Experts say that there is nothing wrong with e-commerce players giving preferential treatment to certain sellers as many of these sellers may have products that may be doing well on their platform, with best selling products given preference. 

“E-commerce players could, indeed, give preferential treatment to selective partners. But rather than using some idiosyncratic framework to decide as to who they should offer preferred treatment, e-commerce firms could be employing operational scorecards and strategic alignment in making such decisions. Furthermore, the ability and commitment for the partner to invest in working capital and development of the supplier ecosystem, remain critical for these e-commerce firms. Such considerations could also be determining the play,” remarked Alok Shende of Mumbai-based Ascentius Consulting. 

It's all about knowing and playing by the rules of the game. A seller does not get preferential treatment on an e-commerce platform by a personal choice or by a personal relationship. “The e-commerce platforms are driven by software and an algorithm decides on a seller's visibility and rating based on a set of rules and guidelines. Product quality, pricing, deals, handling of returns and refunds, response to customer feedback, [all] play a crucial role in a seller's performance on an e-commerce platform," says Pavan Padaki, Branding coach and consultant.

"It's about a seller's performance rather than preferential treatment. The other important factor for a seller is to invest or spend intelligently on marketing on the platform for the brand they are selling. Visibility is directly proportional to the marketing spends, strategic placement, timing and creativity. Here again, there is no preferential treatment. What you sow is what you reap," he says.

Few sellers invest in getting more brand visibility on these e-commerce platforms, he says. “However, if their product doesn't do well and fares poorly on customer ratings, then it is automatically brought down in terms of visibility by the algorithmic software in place on all the e-commerce sites,” remarked Padaki. 

The Confederation of All India Traders (CAIT) accuses Amazon of destroying the backbone of the Indian retail industry, especially that of kirana retail.

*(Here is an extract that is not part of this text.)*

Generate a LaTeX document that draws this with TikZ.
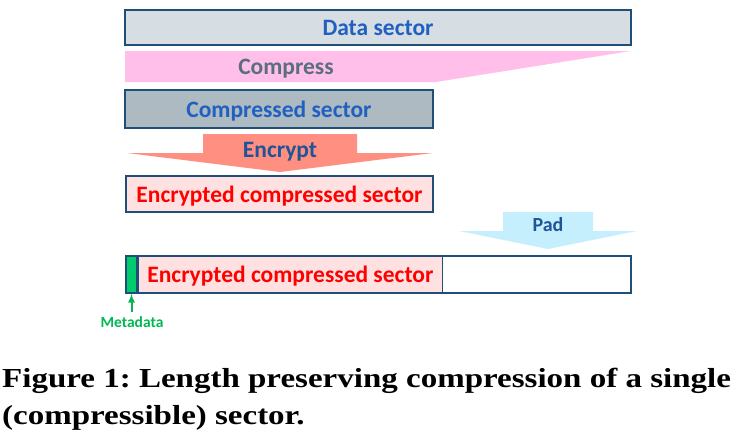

“Amazon’s cat and mouse game with the government has been going on for a long time and it has been indulging in creative structuring of its entities and associated business enterprises to control inventory and subsequently, prices in e-commerce which is expressly prohibited by the FDI Policy. Owing to its ruthless and discriminatory business practices, there are active investigations ongoing by the Competition Commission of India (CCI), the Enforcement Directorate (ED) and before the courts of law,” points out Praveen Khandelwal, CAIT, Secretary-General.